[Figure scripts]

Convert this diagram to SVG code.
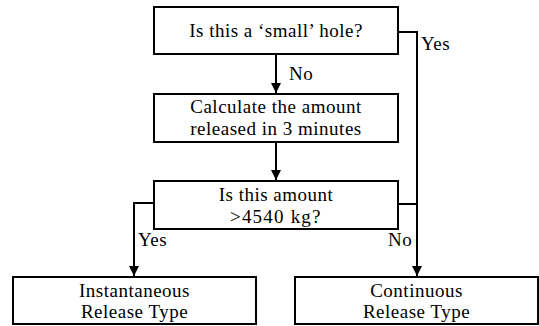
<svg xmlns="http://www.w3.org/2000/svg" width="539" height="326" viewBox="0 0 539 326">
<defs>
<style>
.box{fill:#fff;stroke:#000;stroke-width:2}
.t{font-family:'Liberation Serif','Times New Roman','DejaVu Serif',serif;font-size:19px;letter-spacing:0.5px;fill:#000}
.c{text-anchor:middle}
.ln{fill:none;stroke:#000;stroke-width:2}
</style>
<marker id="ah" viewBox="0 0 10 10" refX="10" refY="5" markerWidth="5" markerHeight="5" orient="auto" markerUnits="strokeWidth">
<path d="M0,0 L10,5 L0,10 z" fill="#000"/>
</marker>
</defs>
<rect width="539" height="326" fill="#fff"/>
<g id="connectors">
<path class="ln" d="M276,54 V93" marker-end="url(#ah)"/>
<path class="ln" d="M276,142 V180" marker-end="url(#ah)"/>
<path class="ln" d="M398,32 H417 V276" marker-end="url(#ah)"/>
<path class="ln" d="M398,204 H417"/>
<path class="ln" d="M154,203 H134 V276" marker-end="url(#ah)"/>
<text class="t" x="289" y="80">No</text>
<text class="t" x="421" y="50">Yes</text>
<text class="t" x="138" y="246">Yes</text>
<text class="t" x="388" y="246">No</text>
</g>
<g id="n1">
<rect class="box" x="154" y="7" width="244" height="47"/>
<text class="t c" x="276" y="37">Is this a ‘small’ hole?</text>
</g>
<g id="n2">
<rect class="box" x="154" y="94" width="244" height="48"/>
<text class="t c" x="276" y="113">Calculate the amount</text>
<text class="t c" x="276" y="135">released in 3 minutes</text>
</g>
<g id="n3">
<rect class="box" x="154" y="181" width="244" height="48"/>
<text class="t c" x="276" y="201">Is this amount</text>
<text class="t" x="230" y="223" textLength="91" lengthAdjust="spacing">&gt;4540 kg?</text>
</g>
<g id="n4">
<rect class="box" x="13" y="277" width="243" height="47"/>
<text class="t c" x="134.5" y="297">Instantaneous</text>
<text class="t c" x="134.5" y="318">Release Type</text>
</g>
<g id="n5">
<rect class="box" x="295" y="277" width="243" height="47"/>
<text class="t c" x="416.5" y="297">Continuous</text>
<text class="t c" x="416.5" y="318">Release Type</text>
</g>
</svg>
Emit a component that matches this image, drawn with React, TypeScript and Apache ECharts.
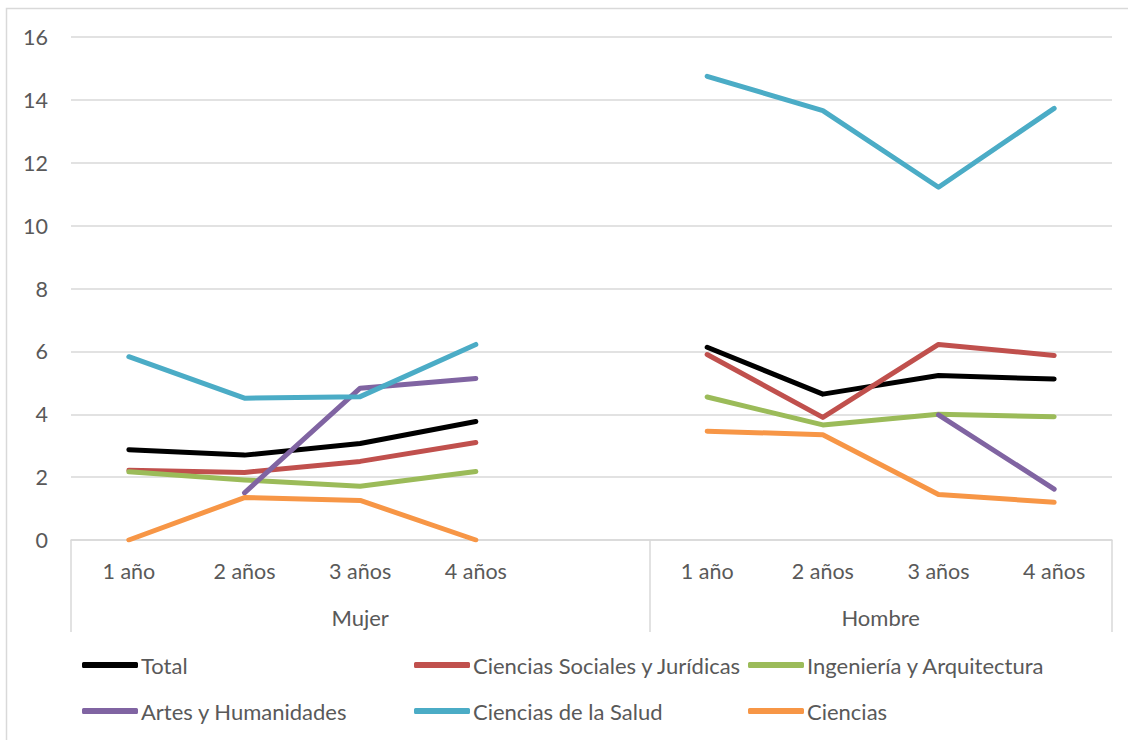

WORK TO BE COMPLETED:
Your copy should repeat each entry above exactly but contain no pictures.

REPLY TO THE EXERCISE:
Convert this diagram to SVG code.
<svg xmlns="http://www.w3.org/2000/svg" width="539" height="326" viewBox="0 0 539 326">
<defs>
<style>
.box{fill:#fff;stroke:#000;stroke-width:2}
.t{font-family:'Liberation Serif','Times New Roman','DejaVu Serif',serif;font-size:19px;letter-spacing:0.5px;fill:#000}
.c{text-anchor:middle}
.ln{fill:none;stroke:#000;stroke-width:2}
</style>
<marker id="ah" viewBox="0 0 10 10" refX="10" refY="5" markerWidth="5" markerHeight="5" orient="auto" markerUnits="strokeWidth">
<path d="M0,0 L10,5 L0,10 z" fill="#000"/>
</marker>
</defs>
<rect width="539" height="326" fill="#fff"/>
<g id="connectors">
<path class="ln" d="M276,54 V93" marker-end="url(#ah)"/>
<path class="ln" d="M276,142 V180" marker-end="url(#ah)"/>
<path class="ln" d="M398,32 H417 V276" marker-end="url(#ah)"/>
<path class="ln" d="M398,204 H417"/>
<path class="ln" d="M154,203 H134 V276" marker-end="url(#ah)"/>
<text class="t" x="289" y="80">No</text>
<text class="t" x="421" y="50">Yes</text>
<text class="t" x="138" y="246">Yes</text>
<text class="t" x="388" y="246">No</text>
</g>
<g id="n1">
<rect class="box" x="154" y="7" width="244" height="47"/>
<text class="t c" x="276" y="37">Is this a ‘small’ hole?</text>
</g>
<g id="n2">
<rect class="box" x="154" y="94" width="244" height="48"/>
<text class="t c" x="276" y="113">Calculate the amount</text>
<text class="t c" x="276" y="135">released in 3 minutes</text>
</g>
<g id="n3">
<rect class="box" x="154" y="181" width="244" height="48"/>
<text class="t c" x="276" y="201">Is this amount</text>
<text class="t" x="230" y="223" textLength="91" lengthAdjust="spacing">&gt;4540 kg?</text>
</g>
<g id="n4">
<rect class="box" x="13" y="277" width="243" height="47"/>
<text class="t c" x="134.5" y="297">Instantaneous</text>
<text class="t c" x="134.5" y="318">Release Type</text>
</g>
<g id="n5">
<rect class="box" x="295" y="277" width="243" height="47"/>
<text class="t c" x="416.5" y="297">Continuous</text>
<text class="t c" x="416.5" y="318">Release Type</text>
</g>
</svg>
Emit a component that matches this image, drawn with React, TypeScript and Apache ECharts.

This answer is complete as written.